To oversimplify, Hegel agreed with Kant that the most basic, simple, and abstract (and, of course, least adequate) notion of what it could be to be a person is the notion of self-consciousness as free will. The bare minimum essence of personality which distinguishes someone from something is "consciousness of oneself as simple, contentless self-relatedness that is undetermined by inclination and unrestricted by anything given."
Hegel explained the minimal concept of the abstract person as follows:
The universality of this will which is free for itself is formal universality, i.e . the will's self-conscious (but otherwise contentless) and simple
reference to itself in its individuality. . . . [T]o this extent the subject is a person .
. . . .
Personality contains in general the capacity for right and constitutes the concept and the (itself abstract) bases of abstract hence formal right. The commandment of right is therefore: be a person and respect others as persons .
So, even though Hegel starts with free will, he is not presuming that free will is a necessary aspect of human nature. That can only be demonstrated retroactively through the internal logic and consistency of the entire totalizing philosophy. That is, the primitive concept of the abstract person is abstracted from the more developed concept of the individual living in the state.

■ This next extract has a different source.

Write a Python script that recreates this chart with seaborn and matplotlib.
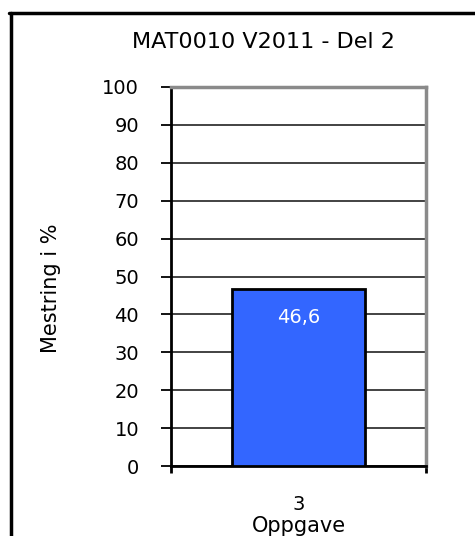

To be free is to be the means to one's own ends, rather than the means to the ends of another. The Kantian construct is a totally negative notion of personhood. To be free means not to act under compulsion. In order truly to have free will, the person can have no needs, desires, relations, or other pathological characteristics. As a consequence, pure freedom is totally arbitrary—if the person acted for a reason, it would be bound by that reason, and not be free. The person at the start is, therefore, a pure negativity. The free person can only be defined in terms of what it is not. "For the same reason [Grund ] of its abstractness, the necessity of this right is limited to the negative—not to violate personality and what ensues from personality."
To say that essence of personality is pure negativity may initially seem depressing because in this society we tend to identify the negative as the opposite of the affirmative and, therefore, as that which is bad. But, as I shall emphasize throughout this book, the Hegelian concept of negativity can be seen as not just hopeful but as the very basis of human freedom. The negative and the affirmative require each other. Pure negativity is not nothing, but pure potentiality. It is the very possibility, and therefore ability, to grow, create, and love. And so, as we shall explore in the next section, the abstract negative person as free will contains an internal contradiction which sets the engine of the dialectic in motion.